The book is very user-friendly, making ample use of icons, shading and boldface that maintain visual interest and consistently highlight such features as “key concepts,” “quick summary,” “open questions,” and fact-dependent rules. These last two categories are an important part of the book’s innovative emphasis on the law in practice.
For example, with regard to fact-dependent rules, the book highlights the portion of Rule 404(b) that allows prior bad acts to prove identity. That rule is simple enough to understand; the kicker comes in “[d]etermining whether the features of one crime are similar enough to those of another to constitute proof of identity.” Another example is the line between habit evidence (admissible) and propensity evidence (not).
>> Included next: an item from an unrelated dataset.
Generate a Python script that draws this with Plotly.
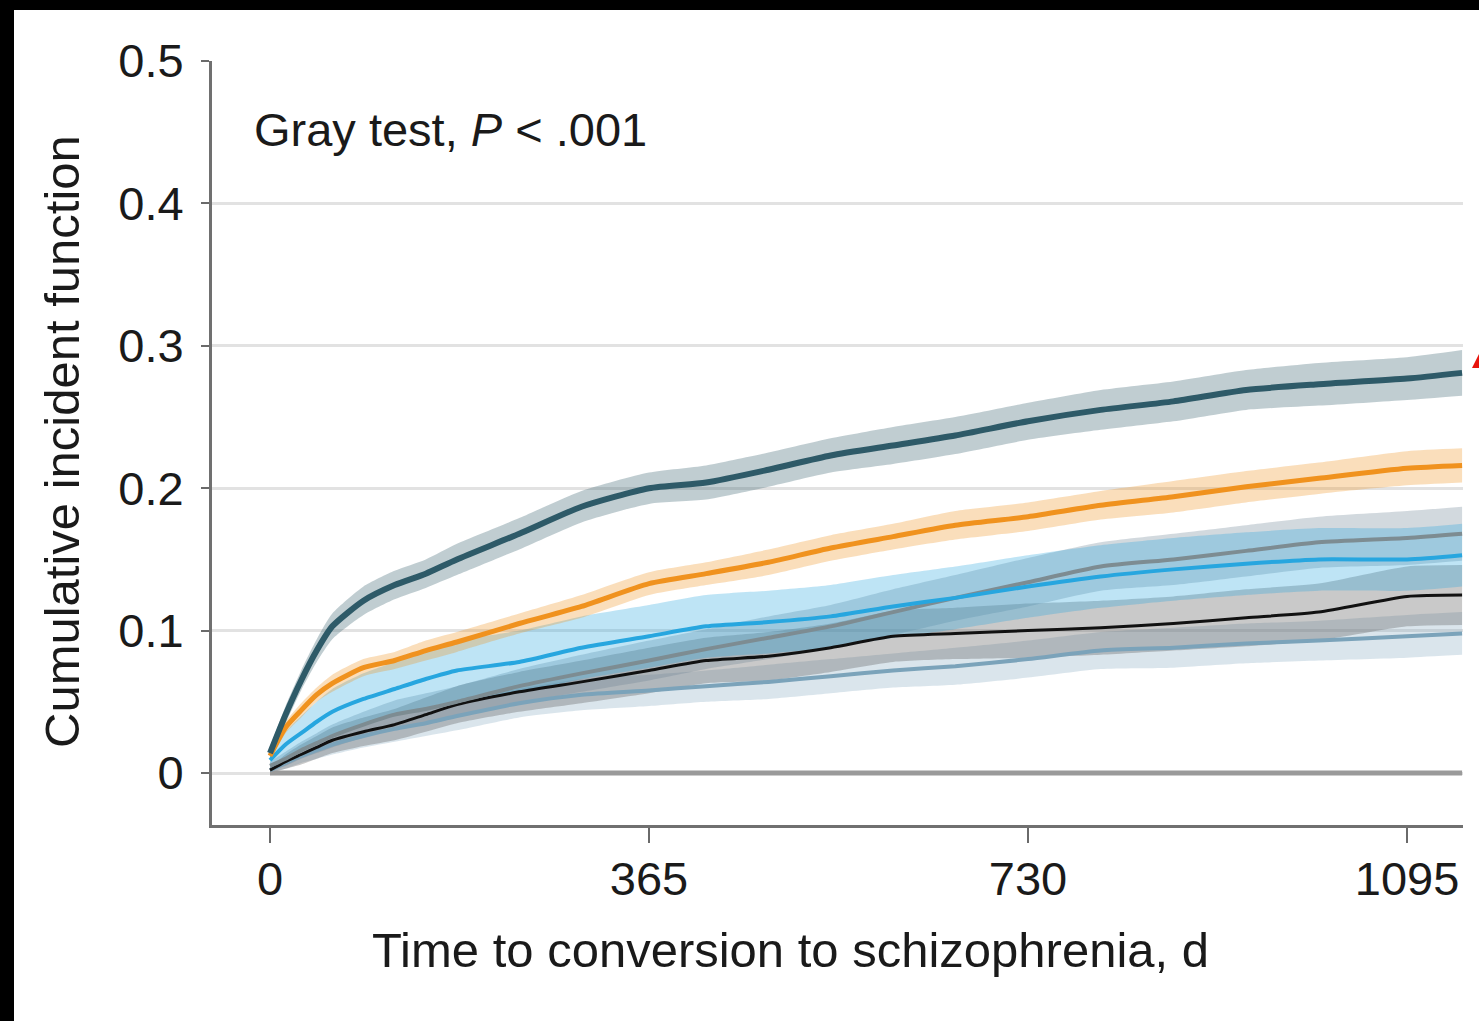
import plotly.graph_objects as go

# ---- data ----
days = [0, 15, 30, 45, 60, 90, 120, 150, 180, 240, 300, 365, 420, 480, 540, 600,
        660, 730, 800, 870, 940, 1010, 1095, 1148]

teal = [0.014, 0.041, 0.065, 0.086, 0.103, 0.121, 0.132, 0.140, 0.150, 0.168, 0.187, 0.200,
        0.204, 0.213, 0.223, 0.230, 0.237, 0.247, 0.255, 0.261, 0.269, 0.273, 0.277, 0.281]
teal_hw = [0.004, 0.006, 0.007, 0.008, 0.009, 0.010, 0.010, 0.010, 0.011, 0.011, 0.011, 0.011,
           0.012, 0.012, 0.012, 0.013, 0.013, 0.013, 0.014, 0.014, 0.014, 0.015, 0.015, 0.016]

orange = [0.012, 0.032, 0.044, 0.055, 0.063, 0.074, 0.079, 0.086, 0.092, 0.105, 0.117, 0.133,
          0.140, 0.148, 0.158, 0.166, 0.174, 0.180, 0.188, 0.194, 0.201, 0.207, 0.214, 0.216]
orange_hw = [0.003, 0.004, 0.005, 0.005, 0.006, 0.006, 0.006, 0.007, 0.007, 0.007, 0.008, 0.008,
             0.008, 0.009, 0.009, 0.009, 0.010, 0.010, 0.010, 0.011, 0.011, 0.011, 0.012, 0.012]

blue = [0.009, 0.020, 0.028, 0.036, 0.043, 0.052, 0.059, 0.066, 0.072, 0.078, 0.088, 0.096,
        0.103, 0.106, 0.110, 0.117, 0.123, 0.131, 0.138, 0.143, 0.147, 0.150, 0.150, 0.153]
blue_hw = [0.004, 0.009, 0.012, 0.014, 0.016, 0.018, 0.019, 0.020, 0.021, 0.022, 0.022, 0.022,
           0.022, 0.022, 0.022, 0.022, 0.022, 0.022, 0.022, 0.022, 0.022, 0.022, 0.022, 0.022]

gray = [0.005, 0.010, 0.016, 0.021, 0.026, 0.034, 0.041, 0.045, 0.050, 0.061, 0.070, 0.079,
        0.087, 0.095, 0.103, 0.113, 0.123, 0.134, 0.145, 0.150, 0.156, 0.162, 0.165, 0.168]
gray_hw = [0.003, 0.005, 0.006, 0.007, 0.008, 0.009, 0.010, 0.011, 0.011, 0.012, 0.013, 0.014,
           0.014, 0.015, 0.015, 0.016, 0.016, 0.017, 0.017, 0.018, 0.018, 0.018, 0.019, 0.019]

black = [0.002, 0.008, 0.013, 0.018, 0.023, 0.029, 0.034, 0.041, 0.048, 0.057, 0.064, 0.072,
         0.079, 0.082, 0.088, 0.096, 0.098, 0.100, 0.102, 0.105, 0.109, 0.113, 0.124, 0.125]
black_hw = [0.002, 0.005, 0.007, 0.008, 0.009, 0.010, 0.011, 0.012, 0.013, 0.014, 0.015, 0.016,
            0.016, 0.017, 0.017, 0.018, 0.018, 0.019, 0.019, 0.019, 0.020, 0.020, 0.021, 0.021]

steel = [0.002, 0.007, 0.012, 0.016, 0.020, 0.026, 0.031, 0.035, 0.040, 0.049, 0.055, 0.058,
         0.061, 0.064, 0.068, 0.072, 0.075, 0.080, 0.086, 0.088, 0.091, 0.093, 0.096, 0.098]
steel_hw = [0.002, 0.004, 0.005, 0.006, 0.007, 0.008, 0.009, 0.009, 0.010, 0.010, 0.011, 0.011,
            0.011, 0.012, 0.012, 0.012, 0.013, 0.013, 0.013, 0.014, 0.014, 0.014, 0.015, 0.015]

zero_group = [0.0] * len(days)

x_ticks = [0, 365, 730, 1095]
y_ticks = [0, 0.1, 0.2, 0.3, 0.4, 0.5]
y_ticklabels = ["0", "0.1", "0.2", "0.3", "0.4", "0.5"]

# ---- styling ----
series = [
    # name, values, half-widths, line colour, band colour, line width
    ("steel", steel, steel_hw, "#7ba3ba", "rgba(123,163,186,0.28)", 4),
    ("black", black, black_hw, "#111111", "rgba(90,90,90,0.33)", 3),
    ("gray", gray, gray_hw, "#7d8c92", "rgba(105,130,145,0.30)", 4),
    ("blue", blue, blue_hw, "#27a6df", "rgba(39,166,223,0.30)", 4),
    ("orange", orange, orange_hw, "#f0921e", "rgba(240,146,30,0.30)", 5),
    ("teal", teal, teal_hw, "#2e5a68", "rgba(46,90,104,0.30)", 6),
]

FONT = "Liberation Sans, Arial, sans-serif"
SHAPE = dict(shape="spline", smoothing=0.6)
fig = go.Figure()

for name, vals, hw, lc, bc, lw in series:
    lo = [v - h for v, h in zip(vals, hw)]
    hi = [v + h for v, h in zip(vals, hw)]
    fig.add_trace(go.Scatter(x=days, y=lo, mode="lines", line=dict(width=0, **SHAPE),
                             hoverinfo="skip", showlegend=False))
    fig.add_trace(go.Scatter(x=days, y=hi, mode="lines", line=dict(width=0, **SHAPE),
                             fill="tonexty", fillcolor=bc, hoverinfo="skip", showlegend=False))

fig.add_trace(go.Scatter(x=days, y=zero_group, mode="lines",
                         line=dict(color="#9a9a9a", width=5), showlegend=False))

for name, vals, hw, lc, bc, lw in series:
    fig.add_trace(go.Scatter(x=days, y=vals, mode="lines", name=name,
                             line=dict(color=lc, width=lw, **SHAPE), showlegend=False))

W, H = 1479, 1021
L, R, T, B = 212, 16, 61, 196
PW, PH = W - L - R, H - T - B


def px(xp):
    return (xp - L) / PW


def py(yp):
    return (H - B - yp) / PH


shapes = [
    # black frame edges of the screenshot
    dict(type="rect", xref="paper", yref="paper", x0=px(0), x1=px(W), y0=py(10), y1=py(0),
         fillcolor="black", line=dict(width=0), layer="above"),
    dict(type="rect", xref="paper", yref="paper", x0=px(0), x1=px(14), y0=py(H), y1=py(0),
         fillcolor="black", line=dict(width=0), layer="above"),
    # small red mark cut at the right edge
    dict(type="path", xref="paper", yref="paper",
         path=f"M {px(1472)} {py(368)} L {px(1479)} {py(354)} L {px(1479)} {py(368)} Z",
         fillcolor="#e8140c", line=dict(width=0), layer="above"),
]

fig.update_layout(
    width=W, height=H,
    margin=dict(l=L, r=R, t=T, b=B, pad=0),
    paper_bgcolor="white", plot_bgcolor="white",
    font=dict(family=FONT, color="#1a1a1a"),
    showlegend=False,
    shapes=shapes,
    xaxis=dict(
        range=[(L - 270) / 1.0384, (L + PW - 270) / 1.0384],
        tickvals=x_ticks, ticktext=[str(v) for v in x_ticks],
        ticks="outside", ticklen=15, tickwidth=2, tickcolor="#6a6a6a",
        showline=True, linecolor="#707070", linewidth=3,
        showgrid=False, zeroline=False, ticklabelstandoff=-4,
        tickfont=dict(size=47, family=FONT, color="#1a1a1a"),
    ),
    yaxis=dict(
        range=[-0.0365, 0.5],
        tickvals=y_ticks, ticktext=y_ticklabels,
        ticks="outside", ticklen=8, tickwidth=2, tickcolor="#6a6a6a",
        showline=True, linecolor="#707070", linewidth=3,
        showgrid=True, gridcolor="#e2e2e2", gridwidth=2.5, zeroline=False,
        ticklabelstandoff=8,
        tickfont=dict(size=47, family=FONT, color="#1a1a1a"),
    ),
    annotations=[
        dict(text="Gray test, <i>P</i> < .001", xref="paper", yref="paper",
             x=px(252), y=py(130), xanchor="left", yanchor="middle", showarrow=False,
             font=dict(size=47, family=FONT, color="#1a1a1a")),
        dict(text="Time to conversion to schizophrenia, d", xref="paper", yref="paper",
             x=px(790), y=py(950), xanchor="center", yanchor="middle", showarrow=False,
             font=dict(size=49, family=FONT, color="#1a1a1a")),
        dict(text="Cumulative incident function", xref="paper", yref="paper",
             x=px(62), y=py(442), xanchor="center", yanchor="middle", showarrow=False,
             textangle=-90, font=dict(size=49, family=FONT, color="#1a1a1a")),
    ],
)

fig.write_html("out.html", config={"displayModeBar": False},
               post_script="document.body.style.margin='0';")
Merritt and Simmons invest time underlining these kinds of rules and explaining how they are argued through examples and analysis.
To maximize the value of the book, Merritt and Simmons have also created a 367-page teacher’s manual and a supporting web site that offers a cornucopia of goodies for teachers, from the traditional policy questions and hypotheticals to test understanding to power-point slides, video clips, role-plays, and simulations.